Il riesercizio del potere amministrativo è facoltà dell’Amministrazione
Anche ove non esplicitata in autonoma clausola, la facoltà di
intervenire, al fine di rimodulare con ulteriori prescrizioni il regime
autorizzatorio di un impianto a fronte di nuove sopravvenienze, è un
portato coessenziale alla diuturnitas della potestà amministrativa, che
mai si consuma e si esaurisce con l’adozione del provvedimento,
restando sempre aperta la strada del suo motivato riesercizio, fino al
confine più remoto del ritiro in autotutela dell’atto adottato.
Con
questa motivazione, fra le tante addotte, i Giudici di Palazzo Spada
hanno respinto il ricorso presentato da un soggetto che, vistosi
concedere un provvedimento autorizzatorio di modifica di un impianto di
attività produttiva con l’apposizione di prescrizioni non esistenti
nell’originario provvedimento di cui era richiesta la revisione, aveva
chiesto la riforma della sentenza del T.A.R. Toscana (Sezione II,
14.3.2008, n. 276) la quale aveva, a sua volta, respinto le doglianze
del ricorrente.
L’interpretazione offerta dal G.A., in questo
caso, comporta, come logico corollario, che ogni volta che si chiede
una modificazione di un preesistente provvedimento autorizzatorio,
l’amministrazione ritrova quel potere di valutazione dapprima, per così
dire, “perso” o “limitato” (o, anche, “compresso”)

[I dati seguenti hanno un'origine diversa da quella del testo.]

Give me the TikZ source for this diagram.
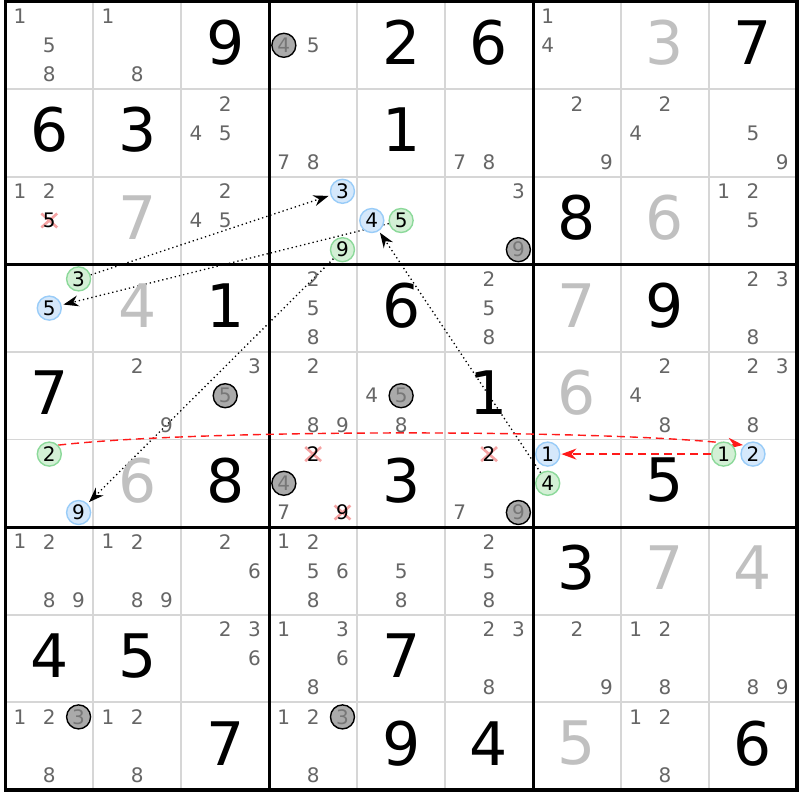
\documentclass[tikz,border=0pt]{standalone}
\usepackage{fontspec}
\setmainfont{DejaVu Sans}
\usepackage{tikz}
\usetikzlibrary{arrows.meta}
\pgfdeclarelayer{back}
\pgfdeclarelayer{links}
\pgfsetlayers{back,links,main}
\definecolor{candgray}{HTML}{666666}
\definecolor{givengray}{HTML}{C0C0C0}
\definecolor{gridgray}{HTML}{D6D6D6}
\definecolor{ringgray}{HTML}{AAAAAA}
\definecolor{ringtext}{HTML}{777777}
\definecolor{bluefill}{HTML}{D5E8FB}
\definecolor{blueline}{HTML}{99CCF8}
\definecolor{greenfill}{HTML}{D3F0D5}
\definecolor{greenline}{HTML}{8CD99A}
\definecolor{crosspink}{HTML}{F5A3A3}
\definecolor{linkred}{HTML}{FF1A1A}

\begin{document}
\begin{tikzpicture}[x=29.32pt, y=-29.2pt]
	\tikzstyle{cand}=[text=candgray, inner sep=0pt, font=\fontsize{20pt}{20pt}\selectfont]
	\tikzstyle{given}=[inner sep=0pt, font=\fontsize{60pt}{60pt}\selectfont]
	\tikzstyle{ring}=[cand, circle, minimum size=24pt, line width=1.4pt]
	\tikzstyle{grayring}=[ring, draw=black, fill=ringgray, text=ringtext]
	\tikzstyle{bluering}=[ring, draw=blueline, fill=bluefill, text=black]
	\tikzstyle{greenring}=[ring, draw=greenline, fill=greenfill, text=black]
	\tikzstyle{xmark}=[crosspink, line width=2.6pt]
	\tikzstyle{dotlink}=[line width=1.3pt, dash pattern=on 1.3pt off 3pt, -{Stealth[length=15pt, width=11pt]}, shorten >=2pt]
	\tikzstyle{redlink}=[linkred, line width=1.4pt, dash pattern=on 8pt off 5pt, -{Stealth[length=15pt, width=11pt]}, shorten >=1pt]
	\useasboundingbox (-5.3pt,1.5pt) rectangle (794.7pt,-798.5pt);

	%========================================================================
	% Grid
	\begin{pgfonlayer}{back}
		\fill[white] (-5.3pt,1.5pt) rectangle (794.7pt,-798.5pt);
		\foreach \i in {3,6,12,15,21,24} {
			\draw[gridgray, line width=1.8pt] (\i,0) -- (\i,27);
			\draw[gridgray, line width=1.8pt] (0,\i) -- (27,\i);
		}
		\foreach \i in {9,18} {
			\draw[line width=3pt] (\i,0) -- (\i,27);
			\draw[line width=3pt] (0,\i) -- (27,\i);
		}
		\draw[line width=3.2pt] (0,0) rectangle (27,27);
	\end{pgfonlayer}

	%========================================================================
	% Givens
	\foreach \r/\c/\d in {1/3/9, 1/5/2, 1/6/6, 1/9/7, 2/1/6, 2/2/3, 2/5/1, 3/7/8,
		4/3/1, 4/5/6, 4/8/9, 5/1/7, 5/6/1, 6/3/8, 6/5/3, 6/8/5, 7/7/3,
		8/1/4, 8/2/5, 8/5/7, 9/3/7, 9/5/9, 9/6/4, 9/9/6}
		\node[given] (g\r\c) at ({3*\c-1.5}, {3*\r-1.6}) {\d};
	\foreach \r/\c/\d in {1/8/3, 3/2/7, 3/8/6, 4/2/4, 4/7/7, 5/7/6, 6/2/6, 7/8/7, 7/9/4, 9/7/5}
		\node[given, text=givengray] (g\r\c) at ({3*\c-1.5}, {3*\r-1.6}) {\d};

	%========================================================================
	% Candidates
	\foreach \r/\c/\d in {1/1/1, 1/1/5, 1/1/8, 1/2/1, 1/2/8, 1/4/5, 1/7/1, 1/7/4,
		2/3/2, 2/3/4, 2/3/5, 2/4/7, 2/4/8, 2/6/7, 2/6/8, 2/7/2, 2/7/9, 2/8/2, 2/8/4, 2/9/5, 2/9/9,
		3/1/1, 3/1/2, 3/3/2, 3/3/4, 3/3/5, 3/6/3, 3/9/1, 3/9/2, 3/9/5,
		4/4/2, 4/4/5, 4/4/8, 4/6/2, 4/6/5, 4/6/8, 4/9/2, 4/9/3, 4/9/8,
		5/2/2, 5/2/9, 5/3/3, 5/4/2, 5/4/8, 5/4/9, 5/5/4, 5/5/8, 5/8/2, 5/8/4, 5/8/8, 5/9/2, 5/9/3, 5/9/8,
		6/4/7, 6/6/7,
		7/1/1, 7/1/2, 7/1/8, 7/1/9, 7/2/1, 7/2/2, 7/2/8, 7/2/9, 7/3/2, 7/3/6,
		7/4/1, 7/4/2, 7/4/5, 7/4/6, 7/4/8, 7/5/5, 7/5/8, 7/6/2, 7/6/5, 7/6/8,
		8/3/2, 8/3/3, 8/3/6, 8/4/1, 8/4/3, 8/4/6, 8/4/8, 8/6/2, 8/6/3, 8/6/8,
		8/7/2, 8/7/9, 8/8/1, 8/8/2, 8/8/8, 8/9/8, 8/9/9,
		9/1/1, 9/1/2, 9/1/8, 9/2/1, 9/2/2, 9/2/8, 9/4/1, 9/4/2, 9/4/8, 9/8/1, 9/8/2, 9/8/8}
		\node[cand] (n\r\c\d) at ({3*\c-2.5+mod(\d-1,3)}, {3*\r-2.5+floor((\d-1)/3)}) {\d};

	% eliminated
	\foreach \x/\y in {1.5/7.5, 10.5/15.5, 11.5/17.5, 16.5/15.5}
		\draw[xmark] (\x,\y) +(-.27,-.24) -- +(.27,.24) +(-.27,.24) -- +(.27,-.24);
	\node[cand, text=black] (n315) at (1.5,7.5) {5};
	\node[cand, text=black] (n642) at (10.5,15.5) {2};
	\node[cand, text=black] (n649) at (11.5,17.5) {9};
	\node[cand, text=black] (n662) at (16.5,15.5) {2};

	% gray
	\node[grayring] (n144) at (9.5,1.5) {4};
	\node[grayring] (n369) at (17.5,8.5) {9};
	\node[grayring] (n535) at (7.5,13.5) {5};
	\node[grayring] (n555) at (13.5,13.5) {5};
	\node[grayring] (n644) at (9.5,16.5) {4};
	\node[grayring] (n669) at (17.5,17.5) {9};
	\node[grayring] (n913) at (2.5,24.5) {3};
	\node[grayring] (n943) at (11.5,24.5) {3};

	% chain
	\node[greenring] (n413) at (2.5,9.5) {3};
	\node[bluering] (n343) at (11.5,6.5) {3};
	\node[greenring] (n355) at (13.5,7.5) {5};
	\node[bluering] (n415) at (1.5,10.5) {5};
	\node[greenring] (n349) at (11.5,8.5) {9};
	\node[bluering] (n619) at (2.5,17.5) {9};
	\node[greenring] (n674) at (18.5,16.5) {4};
	\node[bluering] (n354) at (12.5,7.5) {4};
	\node[greenring] (n612) at (1.5,15.5) {2};
	\node[bluering] (n692) at (25.5,15.5) {2};
	\node[greenring] (n691) at (24.5,15.5) {1};
	\node[bluering] (n671) at (18.5,15.5) {1};

	%========================================================================
	% Arrows
	\begin{pgfonlayer}{links}
		\draw[dotlink] (n413) -- (n343);
		\draw[dotlink] (n355) -- (n415);
		\draw[dotlink] (n349) -- (n619);
		\draw[dotlink] (n674) -- (n354);
		\draw[redlink] (n612.north east) .. controls +(4.8,-.55) and +(-4.8,-.55) .. (n692.north west);
		\draw[redlink] (n691) -- (n671);
	\end{pgfonlayer}
\end{tikzpicture}
\end{document}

nel suo esercizio, espletabile solo con gli istituti dell’autotutela o
della revoca del provvedimento amministrativo di cui alla l. n. 241/1990; la richiesta modificativa, in sostanza, scioglie l’amministrazione dalle maglie dei tipici istituti di “autorevisione” e porta alla complessiva e completa valutazione, ex novo, di tutti gli aspetti della domanda, senza che, dunque, la modificazione costituisca un vero e proprio petitum,
divenendo, invece, varco per l’ingresso di valutazioni nuove e, con
esse, nuove decisioni amministrative, dapprima non esistenti.